In the last few years, various communication compression techniques have emerged as an indispensable tool helping to alleviate the communication bottleneck in distributed learning. However, despite the fact biased compressors often show superior performance in practice when compared to the much more studied and understood unbiased compressors, very little is known about them. In this work we study three classes of biased compression operators, two of which are new, and their performance when applied to (stochastic) gradient descent and distributed (stochastic) gradient descent. We show for the first time that biased compressors can lead to linear convergence rates both in the single node and distributed settings.
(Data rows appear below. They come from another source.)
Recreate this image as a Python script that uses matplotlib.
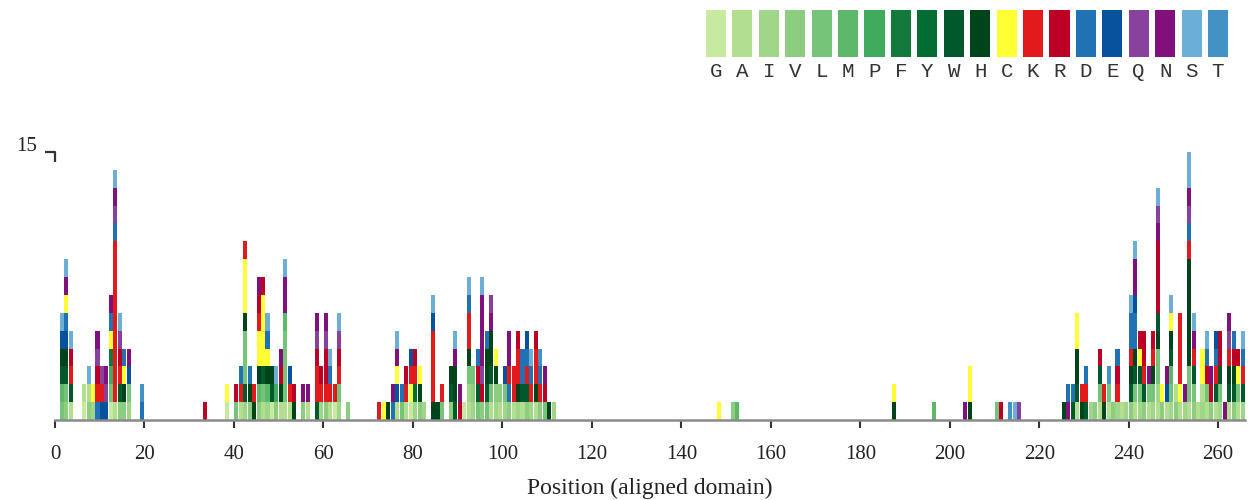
import matplotlib
matplotlib.use("Agg")
import matplotlib.pyplot as plt

# ---------------- data ----------------
residues = list("GAIVLMPFYWHCKRDEQNST")
residue_colors = [
    "#c7e9a0", "#b2df8f", "#9fd68a", "#8ccd80", "#76c47a", "#5db86a", "#41ab5d",
    "#137a3c", "#006d33", "#00592d", "#00441b", "#ffff33", "#e31a1c", "#bd0026",
    "#2171b5", "#08519c", "#88419d", "#810f7c", "#6baed6", "#4292c6",
]

# aligned positions that carry residues, and the residues stacked there (bottom -> top)
positions = [
    2, 3, 4, 7, 8, 9, 10, 11, 12, 13, 14, 15, 16, 17, 20,
    34, 39, 41, 42, 43, 44, 45, 46, 47, 48, 49, 50, 51, 52, 53, 54, 56, 57,
    59, 60, 61, 62, 63, 64, 66,
    73, 74, 75, 76, 77, 78, 79, 80, 81, 82, 83, 85, 86, 87, 89, 90, 91, 92,
    93, 94, 95, 96, 97, 98, 99, 100, 101, 102, 103, 104, 105, 106, 107, 108,
    109, 110, 111, 112,
    149, 152, 153, 188, 197, 204, 205, 211, 212, 214, 215, 216,
    226, 227, 228, 229, 230, 231, 232, 233, 234, 235, 236, 237, 238, 239, 240,
    241, 242, 243, 244, 245, 246, 247, 248, 249, 250, 251, 252, 253, 254, 255,
    256, 257, 258, 259, 260, 261, 262, 263, 264, 265, 266,
]
stacks = [
    "LMWHES", "VLWHEDCNS", "AWKRS", "GA", "VAS", "IC", "DKRQN", "EKQ", "EQN",
    "GLPFCDN", "AKKKKKKKKKDQNS", "VWKRQS", "VHCD", "ILEN", "DT",
    "R", "GC", "LR", "AKD", "IWLLLHCCCK", "VHD", "HK", "VMHCCKRN", "ALWCCCCR",
    "IMHCDS", "GWH", "VPS", "AHRN", "ALLLLMNNS", "AKE", "HR", "VN", "AN",
    "WKKRQN", "IKR", "VKRRQN", "AKDS", "GK", "ILKRQS", "V",
    "K", "C", "H", "DN", "AECNS", "LD", "AKR", "GCKE", "IYKR", "VHC", "I",
    "HKKKKES", "H", "LK", "VWH", "WHHNS", "RN", "G",
    "AILHKKDS", "IVL", "LWRD", "VRQNNNNS", "LWHHD", "ALWHHNQ", "IVHC", "AV",
    "ILE", "VDKNN", "AKK", "IHKKR", "AWDD", "VWKDE", "IKDS", "AHKKR",
    "VKDT", "LRN", "H", "I",
    "C", "V", "M", "HC", "M", "N", "HCC", "L", "R", "T", "S", "Q",
    "H", "ND", "WD", "AWHHCC", "HK", "WKD", "I", "V", "ALWR", "HK", "ALT", "V",
    "IKRD", "A", "I",
    "VWHKDDS", "ALWHDDENNS", "ILWCR", "VWKRR", "ALN", "ILHKR", "AILLHWRRRRNQS",
    "VC", "AEN", "ILMWHCS", "VA", "ACKKKK", "IN", "ALLHHHHHHKDQNSS", "VLWKNS",
    "A", "IACC", "ALRDS", "VRN", "AWKDE", "ILWRR", "N", "AWHKQN", "VWHRD",
    "ALCR", "IWKDS",
]
x_ticks = list(range(0, 261, 20))
y_mark = 15
x_max = 266

# ---------------- figure ----------------
W, H = 1249, 500
fig = plt.figure(figsize=(W / 100, H / 100), dpi=100)
serif = ["Liberation Serif", "DejaVu Serif"]

ax = fig.add_axes([55 / W, 80 / H, 1190 / W, 268 / H])
color_of = dict(zip(residues, residue_colors))
xs, bottoms, cols = [], [], []
for p, s in zip(positions, stacks):
    for k, aa in enumerate(s):
        xs.append(p - 0.5)
        bottoms.append(k)
        cols.append(color_of[aa])
ax.bar(xs, 1.0, bottom=bottoms, width=0.9, color=cols, linewidth=0)

ax.set_xlim(0, x_max)
ax.set_ylim(0, y_mark)
for side in ("top", "right", "left"):
    ax.spines[side].set_visible(False)
ax.spines["bottom"].set_color("#8a8a8a")
ax.spines["bottom"].set_linewidth(1.8)
ax.spines["bottom"].set_zorder(5)
ax.set_yticks([])
ax.set_xticks(x_ticks)
ax.set_xticklabels([str(t) for t in x_ticks], fontfamily=serif, fontsize=15, color="#222222")
ax.tick_params(axis="x", direction="out", length=6, width=1.5, color="#333333", pad=12)
ax.set_xlabel("Position (aligned domain)", fontfamily=serif, fontsize=17, color="#222222", labelpad=10)

# y marker "15 ┐"
ax.plot([-2.3, 0, 0], [y_mark, y_mark, y_mark - 0.55], color="#333333", lw=1.6,
        clip_on=False, solid_capstyle="butt")
ax.text(-4.0, y_mark + 0.3, str(y_mark), ha="right", va="center",
        fontfamily=serif, fontsize=15, color="#222222")

# legend of residue colours
lax = fig.add_axes([702.8 / W, (H - 57) / H, 528.4 / W, 47 / H])
lax.bar(range(len(residues)), 1.0, width=0.76, color=residue_colors, linewidth=0)
lax.set_xlim(-0.5, len(residues) - 0.5)
lax.set_ylim(0, 1)
lax.axis("off")
for i, r in enumerate(residues):
    lax.text(i, -0.3, r, ha="center", va="center",
             fontfamily=["Liberation Mono", "DejaVu Sans Mono"], fontsize=15, color="#333333")

fig.savefig("out.png", dpi=100)
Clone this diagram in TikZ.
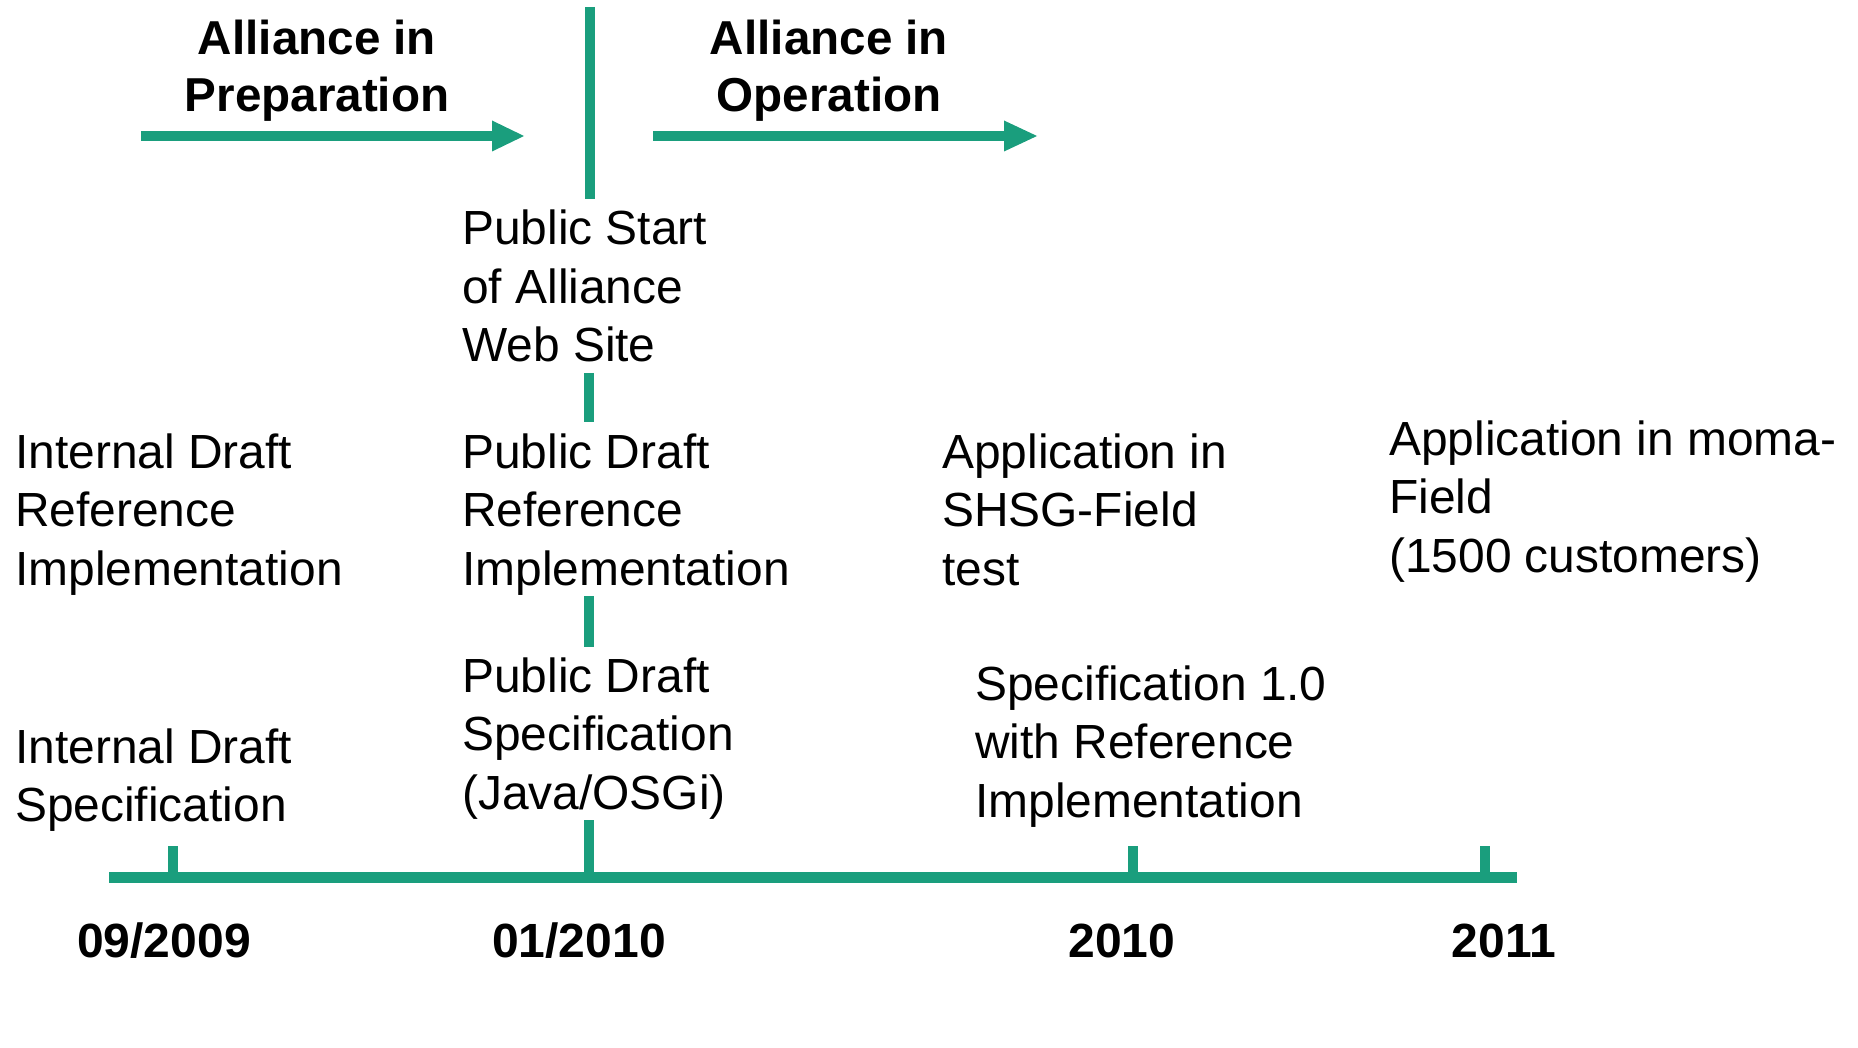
\documentclass[tikz,border=0pt]{standalone}
\usepackage{fontspec}
\setmainfont{Liberation Sans}
\definecolor{teal1}{HTML}{1A9E7D}
\tikzset{
  bar/.style={draw=teal1, line width=10.5pt},
  txt/.style={anchor=base west, inner sep=0pt, font=\fontsize{47.9}{58.5}\selectfont},
  ttl/.style={anchor=base, inner sep=0pt, align=center, font=\fontsize{47.6}{57}\selectfont\bfseries},
  date/.style={anchor=base, inner sep=0pt, font=\fontsize{48}{57}\selectfont\bfseries},
}
\newcommand{\lines}[1]{\begin{tabular}[t]{@{}l@{}}#1\end{tabular}}
\begin{document}
\begin{tikzpicture}[x=1pt,y=-1pt]
\useasboundingbox (0,0) rectangle (1858,1048);
% top divider and phase arrows
\draw[bar] (590,7) -- (590,199);
\draw[bar] (141,136) -- (494,136);
\fill[teal1] (492,120.5) -- (524,136) -- (492,151.5) -- cycle;
\draw[bar] (653,136) -- (1006,136);
\fill[teal1] (1004,120.5) -- (1037,136) -- (1004,151.5) -- cycle;
\node[ttl] (prep) at (317,55) {\tabular[t]{@{}c@{}}Alliance in\\Preparation\endtabular};
\node[ttl] (oper) at (829,55) {\tabular[t]{@{}c@{}}Alliance in\\Operation\endtabular};
% texts
\node[txt] (web) at (462,245) {\lines{Public Start\\of Alliance\\Web Site}};
\node[txt] (intref) at (15,468) {\lines{Internal Draft\\Reference\\Implementation}};
\node[txt] (pubref) at (462,468) {\lines{Public Draft\\Reference\\Implementation}};
\node[txt] (shsg) at (942,468) {\lines{Application in\\SHSG-Field\\test}};
\node[txt] (moma) at (1389,455) {\lines{Application in moma-\\Field\\(1500 customers)}};
\node[txt] (pubspec) at (462,692) {\lines{Public Draft\\Specification\\(Java/OSGi)}};
\node[txt] (intspec) at (15,763) {\lines{Internal Draft\\Specification}};
\node[txt] (spec) at (975,700) {\lines{Specification 1.0\\with Reference\\Implementation}};
% connectors on the 01/2010 column
\draw[bar] (589,373) -- (589,422);
\draw[bar] (589,596) -- (589,647);
% timeline
\coordinate (t0) at (173,877);
\coordinate (t1) at (589,877);
\coordinate (t2) at (1133,877);
\coordinate (t3) at (1485,877);
\draw[bar] (t0) -- ++(0,-31);
\draw[bar] (t1) -- ++(0,-57);
\draw[bar] (t2) -- ++(0,-31);
\draw[bar] (t3) -- ++(0,-31);
\draw[draw=teal1, line width=11pt] (109,877) -- (1517,877);
% dates
\node[date] (d0) at (164,957) {09/2009};
\node[date] (d1) at (579,957) {01/2010};
\node[date] (d2) at (1122,957) {2010};
\node[date] (d3) at (1504,957) {2011};
\end{tikzpicture}
\end{document}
We prove that distributed compressed SGD method, employed with error feedback mechanism, enjoys the ergodic rate $O\left( \delta L \exp \left[-\frac{\mu K}{\delta L}\right] + \frac{(C + \delta D)}{K\mu}\right)$, where $\delta\ge 1$ is a compression parameter which grows when more compression is applied, $L$ and $\mu$ are the smoothness and strong convexity constants, $C$ captures stochastic gradient noise ($C=0$ if full gradients are computed on each node) and $D$ captures the variance of the gradients at the optimum ($D=0$ for over-parameterized models). Further, via a theoretical study of several synthetic and empirical distributions of communicated gradients, we shed light on why and by how much biased compressors outperform their unbiased variants. Finally, we propose several new biased compressors with promising theoretical guarantees and practical performance.

翻译：近年来，各种通信压缩技术已成为缓解分布式学习中通信瓶颈不可或缺的工具。然而，尽管在实际应用中，有偏压缩器往往比研究更深入、理解更透彻的无偏压缩器表现出更优越的性能，但对其认知仍十分有限。本研究探讨了三类有偏压缩算子（其中两类为全新定义）在（随机）梯度下降及分布式（随机）梯度下降中的应用性能。我们首次证明，有偏压缩器在单节点与分布式场景中均能实现线性收敛速率。研究表明，采用误差反馈机制的分布式压缩SGD方法享有遍历速率$O\left( \delta L \exp \left[-\frac{\mu K}{\delta L}\right] + \frac{(C + \delta D)}{K\mu}\right)$，其中压缩参数$\delta\ge 1$随压缩强度增大而增大，$L$和$\mu$分别为光滑性和强凸性常数，$C$表征随机梯度噪声（若每个节点计算全梯度则$C=0$），$D$刻画最优解处的梯度方差（过参数化模型$D=0$）。进一步通过多组合成与经验分布的梯度传输理论分析，我们揭示了有偏压缩器优于无偏变体的根本原因及性能提升幅度。最后，我们提出若干兼具理论保障与实践效能的新型有偏压缩器。